▽

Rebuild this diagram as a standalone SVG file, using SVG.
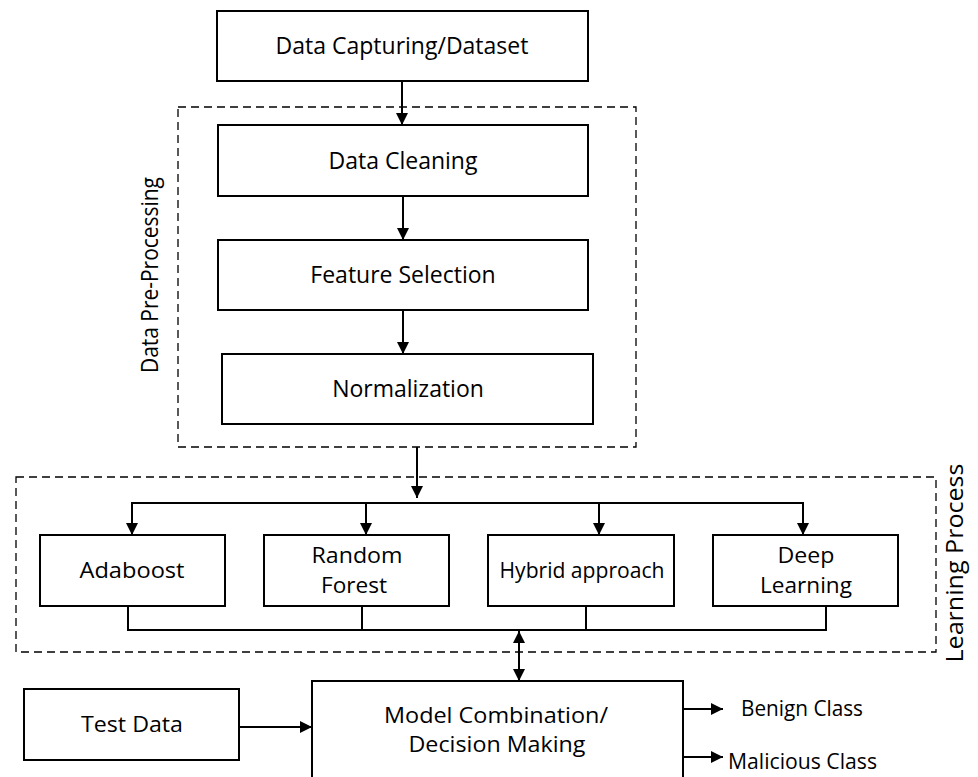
<svg xmlns="http://www.w3.org/2000/svg" width="978" height="777" viewBox="0 0 978 777">
<defs>
<marker id="ah" viewBox="0 0 12 12" refX="12" refY="6" markerWidth="12" markerHeight="12" markerUnits="userSpaceOnUse" orient="auto-start-reverse">
<path d="M0,0 L12,6 L0,12 z" fill="#000"/>
</marker>
<style>
.box{fill:#fff;stroke:#000;stroke-width:2}
.dash{fill:none;stroke:#000;stroke-width:1.3;stroke-dasharray:8,5}
.ln{fill:none;stroke:#000;stroke-width:2}
.t{font-family:"Open Sans","Noto Sans",sans-serif;font-size:23px;fill:#000;text-anchor:middle}
.n{font-family:"Open Sans","Noto Sans",sans-serif;font-size:22px;fill:#000;text-anchor:middle}
.s{font-family:"Open Sans","Noto Sans",sans-serif;font-size:21px;fill:#000}
</style>
</defs>
<rect width="978" height="777" fill="#fff"/>
<g id="preprocessing-group">
<rect class="dash" x="178" y="107" width="458" height="340"/>
<text class="t" font-size="21" transform="translate(151,275) rotate(-90)" dy="7" textLength="196" lengthAdjust="spacingAndGlyphs">Data Pre-Processing</text>
</g>
<g id="learning-group">
<rect class="dash" x="16" y="477" width="920" height="175"/>
<text class="t" font-size="19" transform="translate(957,563) rotate(-90)" dy="6" textLength="199" lengthAdjust="spacingAndGlyphs">Learning Process</text>
</g>
<g id="data-capturing">
<rect class="box" x="217" y="11" width="371" height="70"/>
<text class="t" x="402" y="54">Data Capturing/Dataset</text>
</g>
<g id="data-cleaning">
<rect class="box" x="218" y="125" width="370" height="71"/>
<text class="t" x="403" y="169">Data Cleaning</text>
</g>
<g id="feature-selection">
<rect class="box" x="218" y="240" width="370" height="70"/>
<text class="t" x="403" y="283">Feature Selection</text>
</g>
<g id="normalization">
<rect class="box" x="222" y="354" width="371" height="70"/>
<text class="t" x="408" y="397">Normalization</text>
</g>
<g id="adaboost">
<rect class="box" x="40" y="535" width="185" height="71"/>
<text class="n" x="132" y="578" font-size="23" textLength="105" lengthAdjust="spacingAndGlyphs">Adaboost</text>
</g>
<g id="random-forest">
<rect class="box" x="264" y="535" width="185" height="71"/>
<text class="n" x="357" y="563" textLength="91" lengthAdjust="spacingAndGlyphs">Random</text>
<text class="n" x="354" y="593" textLength="66" lengthAdjust="spacingAndGlyphs">Forest</text>
</g>
<g id="hybrid-approach">
<rect class="box" x="488" y="535" width="186" height="71"/>
<text class="n" x="582" y="578" font-size="20" textLength="165" lengthAdjust="spacingAndGlyphs">Hybrid approach</text>
</g>
<g id="deep-learning">
<rect class="box" x="713" y="535" width="185" height="71"/>
<text class="n" x="806" y="563" textLength="57" lengthAdjust="spacingAndGlyphs">Deep</text>
<text class="n" x="806" y="593" textLength="92" lengthAdjust="spacingAndGlyphs">Learning</text>
</g>
<g id="test-data">
<rect class="box" x="24" y="689" width="215" height="71"/>
<text class="n" x="132" y="732" font-size="23" textLength="102" lengthAdjust="spacingAndGlyphs">Test Data</text>
</g>
<g id="model-combination">
<rect class="box" x="312" y="681" width="371" height="110"/>
<text class="n" x="496" y="723" textLength="224" lengthAdjust="spacingAndGlyphs">Model Combination/</text>
<text class="n" x="497" y="752" textLength="177" lengthAdjust="spacingAndGlyphs">Decision Making</text>
</g>
<g id="benign-class">
<text class="s" x="741" y="716" textLength="122" lengthAdjust="spacingAndGlyphs">Benign Class</text>
</g>
<g id="malicious-class">
<text class="s" x="728" y="769" textLength="149" lengthAdjust="spacingAndGlyphs">Malicious Class</text>
</g>
<g id="connectors">
<line class="ln" x1="402" y1="81" x2="402" y2="125" marker-end="url(#ah)"/>
<line class="ln" x1="403" y1="196" x2="403" y2="240" marker-end="url(#ah)"/>
<line class="ln" x1="403" y1="310" x2="403" y2="354" marker-end="url(#ah)"/>
<line class="ln" x1="417" y1="447" x2="417" y2="498" marker-end="url(#ah)"/>
<polyline class="ln" points="132,535 132,503 803,503 803,535" marker-start="url(#ah)" marker-end="url(#ah)"/>
<line class="ln" x1="366" y1="503" x2="366" y2="535" marker-end="url(#ah)"/>
<line class="ln" x1="599" y1="503" x2="599" y2="535" marker-end="url(#ah)"/>
<polyline class="ln" points="128,606 128,630 826,630 826,606"/>
<line class="ln" x1="362" y1="606" x2="362" y2="630"/>
<line class="ln" x1="586" y1="606" x2="586" y2="630"/>
<line class="ln" x1="519" y1="631" x2="519" y2="681" marker-start="url(#ah)" marker-end="url(#ah)"/>
<line class="ln" x1="239" y1="727" x2="312" y2="727" marker-end="url(#ah)"/>
<line class="ln" x1="683" y1="709" x2="723" y2="709" marker-end="url(#ah)"/>
<line class="ln" x1="683" y1="757" x2="723" y2="757" marker-end="url(#ah)"/>
</g>
</svg>
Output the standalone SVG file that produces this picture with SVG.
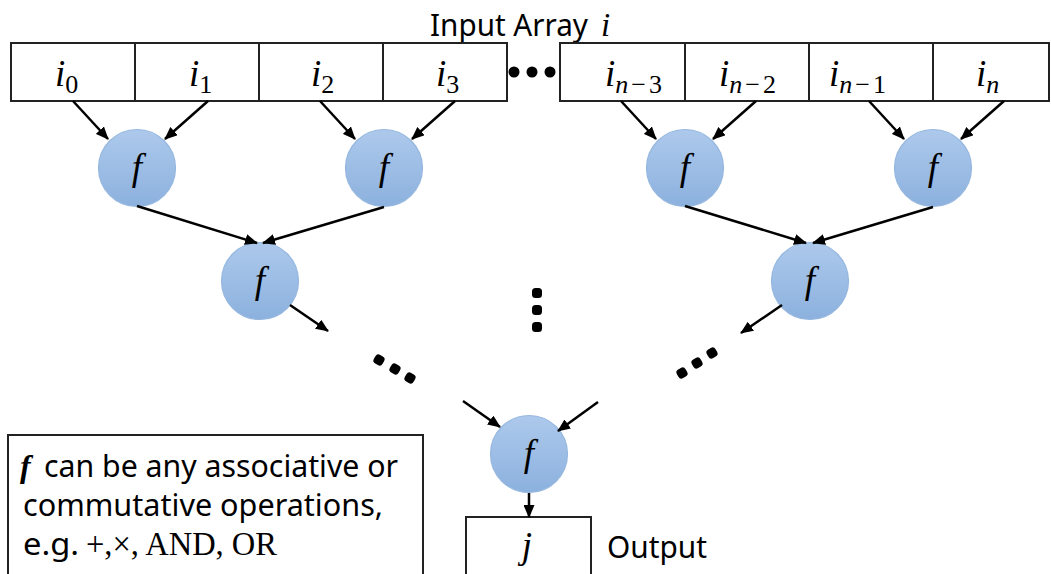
<svg xmlns="http://www.w3.org/2000/svg" width="1051" height="574" viewBox="0 0 1051 574">
  <defs>
    <linearGradient id="ballFill" x1="0" y1="0" x2="0" y2="1">
      <stop offset="0" stop-color="#adc9ec"/>
      <stop offset="1" stop-color="#8cb1de"/>
    </linearGradient>
    <marker id="head" viewBox="0 0 13 11" refX="12" refY="5.5" markerWidth="13" markerHeight="11" markerUnits="userSpaceOnUse" orient="auto">
      <path d="M0,0 L13,5.5 L0,11 Z" fill="#000"/>
    </marker>
    <style>
      .cell { fill: #fff; stroke: #222; stroke-width: 2; }
      .ball { fill: url(#ballFill); stroke: #95b7df; stroke-width: 1.2; }
      .math { font-family: "Liberation Serif", "DejaVu Serif", serif; font-style: italic; fill: #000; }
      .sub { font-family: "Liberation Serif", "DejaVu Serif", serif; font-style: normal; font-size: 26px; }
      .subi { font-family: "Liberation Serif", "DejaVu Serif", serif; font-style: italic; font-size: 26px; }
      .sans { font-family: "Noto Sans", "Open Sans", "Liberation Sans", sans-serif; fill: #000; }
      .edge { stroke: #000; stroke-width: 2.5; fill: none; marker-end: url(#head); }
      .dot { fill: #000; }
    </style>
  </defs>

  <!-- title of the input array -->
  <g id="title">
    <text class="sans" x="430" y="36" font-size="30" textLength="158" lengthAdjust="spacingAndGlyphs">Input Array</text>
    <text class="math" x="601" y="36" font-size="33">i</text>
  </g>

  <!-- left part of the input array -->
  <g id="array-left">
    <rect class="cell" x="11" y="43" width="124" height="58"/>
    <rect class="cell" x="135" y="43" width="124" height="58"/>
    <rect class="cell" x="259" y="43" width="124" height="58"/>
    <rect class="cell" x="383" y="43" width="124" height="58"/>
    <text class="math" x="55" y="86" font-size="37">i<tspan class="sub" dy="7">0</tspan></text>
    <text class="math" x="189" y="86" font-size="37">i<tspan class="sub" dy="7">1</tspan></text>
    <text class="math" x="311" y="86" font-size="37">i<tspan class="sub" dy="7">2</tspan></text>
    <text class="math" x="436" y="86" font-size="37">i<tspan class="sub" dy="7">3</tspan></text>
  </g>

  <!-- ellipsis between the two parts -->
  <g id="array-gap">
    <circle class="dot" cx="514" cy="72" r="5.5"/>
    <circle class="dot" cx="532" cy="72" r="5.5"/>
    <circle class="dot" cx="550" cy="72" r="5.5"/>
  </g>

  <!-- right part of the input array -->
  <g id="array-right">
    <rect class="cell" x="560" y="43" width="125" height="58"/>
    <rect class="cell" x="685" y="43" width="124" height="58"/>
    <rect class="cell" x="809" y="43" width="124" height="58"/>
    <rect class="cell" x="933" y="43" width="116" height="58"/>
    <text class="math" x="605" y="86" font-size="37">i<tspan class="subi" dy="7">n</tspan><tspan class="sub" dx="3">−</tspan><tspan class="sub" dx="3">3</tspan></text>
    <text class="math" x="719" y="86" font-size="37">i<tspan class="subi" dy="7">n</tspan><tspan class="sub" dx="3">−</tspan><tspan class="sub" dx="3">2</tspan></text>
    <text class="math" x="829" y="86" font-size="37">i<tspan class="subi" dy="7">n</tspan><tspan class="sub" dx="3">−</tspan><tspan class="sub" dx="3">1</tspan></text>
    <text class="math" x="976" y="86" font-size="37">i<tspan class="subi" dy="7">n</tspan></text>
  </g>

  <!-- reduction nodes -->
  <g id="f-1a"><circle class="ball" cx="137" cy="168" r="38.5"/><text class="math" x="137" y="180" font-size="37" text-anchor="middle">f</text></g>
  <g id="f-1b"><circle class="ball" cx="384" cy="168" r="38.5"/><text class="math" x="384" y="180" font-size="37" text-anchor="middle">f</text></g>
  <g id="f-1c"><circle class="ball" cx="685" cy="168" r="38.5"/><text class="math" x="685" y="180" font-size="37" text-anchor="middle">f</text></g>
  <g id="f-1d"><circle class="ball" cx="933" cy="168" r="38.5"/><text class="math" x="933" y="180" font-size="37" text-anchor="middle">f</text></g>
  <g id="f-2a"><circle class="ball" cx="260" cy="281" r="38.5"/><text class="math" x="260" y="293" font-size="37" text-anchor="middle">f</text></g>
  <g id="f-2b"><circle class="ball" cx="810" cy="281" r="38.5"/><text class="math" x="810" y="293" font-size="37" text-anchor="middle">f</text></g>
  <g id="f-root"><circle class="ball" cx="529" cy="454" r="38.5"/><text class="math" x="529" y="466" font-size="37" text-anchor="middle">f</text></g>

  <!-- elided middle levels -->
  <g id="ellipses">
    <rect class="dot" x="532" y="288" width="10" height="10" rx="3.5"/>
    <rect class="dot" x="532" y="305" width="10" height="10" rx="3.5"/>
    <rect class="dot" x="532" y="322" width="10" height="10" rx="3.5"/>
    <rect class="dot" x="374" y="355" width="10" height="10" rx="3.5" transform="rotate(30 379 360)"/>
    <rect class="dot" x="390" y="364" width="10" height="10" rx="3.5" transform="rotate(30 395 369)"/>
    <rect class="dot" x="405" y="373" width="10" height="10" rx="3.5" transform="rotate(30 410 378)"/>
    <rect class="dot" x="677" y="368" width="10" height="10" rx="3.5" transform="rotate(-30 682 373)"/>
    <rect class="dot" x="692" y="358" width="10" height="10" rx="3.5" transform="rotate(-30 697 363)"/>
    <rect class="dot" x="707" y="348" width="10" height="10" rx="3.5" transform="rotate(-30 712 353)"/>
  </g>

  <!-- output cell -->
  <g id="output">
    <rect class="cell" x="466" y="517" width="125" height="64"/>
    <text class="math" x="527" y="558" font-size="37" text-anchor="middle">j</text>
    <text class="sans" x="607" y="558" font-size="30" textLength="100" lengthAdjust="spacingAndGlyphs">Output</text>
  </g>

  <!-- note on the operator -->
  <g id="note">
    <rect class="cell" x="8" y="435" width="415" height="150"/>
    <text class="math" x="20" y="477" font-size="32" font-weight="bold">f</text>
    <text class="sans" x="44" y="477" font-size="31" textLength="354" lengthAdjust="spacingAndGlyphs">can be any associative or</text>
    <text class="sans" x="23" y="516" font-size="31" textLength="360" lengthAdjust="spacingAndGlyphs">commutative operations,</text>
    <text class="sans" x="23" y="555" font-size="31" textLength="56" lengthAdjust="spacingAndGlyphs">e.g.</text>
    <text x="86" y="555" font-size="33" font-family="Liberation Serif, DejaVu Serif, serif" textLength="191" lengthAdjust="spacingAndGlyphs">+,×, AND, OR</text>
  </g>

  <!-- connectors -->
  <g id="connectors">
    <line class="edge" x1="73" y1="101" x2="108" y2="139"/>
    <line class="edge" x1="208" y1="101" x2="165" y2="139"/>
    <line class="edge" x1="320" y1="101" x2="355" y2="139"/>
    <line class="edge" x1="455" y1="101" x2="412" y2="139"/>
    <line class="edge" x1="621" y1="101" x2="656" y2="139"/>
    <line class="edge" x1="756" y1="101" x2="713" y2="139"/>
    <line class="edge" x1="869" y1="101" x2="904" y2="139"/>
    <line class="edge" x1="1004" y1="101" x2="961" y2="139"/>
    <line class="edge" x1="137" y1="206" x2="257" y2="243"/>
    <line class="edge" x1="384" y1="207" x2="263" y2="243"/>
    <line class="edge" x1="685" y1="206" x2="806" y2="243"/>
    <line class="edge" x1="933" y1="207" x2="813" y2="243"/>
    <line class="edge" x1="290" y1="305" x2="328" y2="331"/>
    <line class="edge" x1="782" y1="305" x2="741" y2="333"/>
    <line class="edge" x1="463" y1="401" x2="500" y2="427"/>
    <line class="edge" x1="598" y1="402" x2="558" y2="431"/>
    <line class="edge" x1="529" y1="493" x2="529" y2="517"/>
  </g>
</svg>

△

- Do this -
Answer only with how many lines in the records include "file".

- Written answer -
2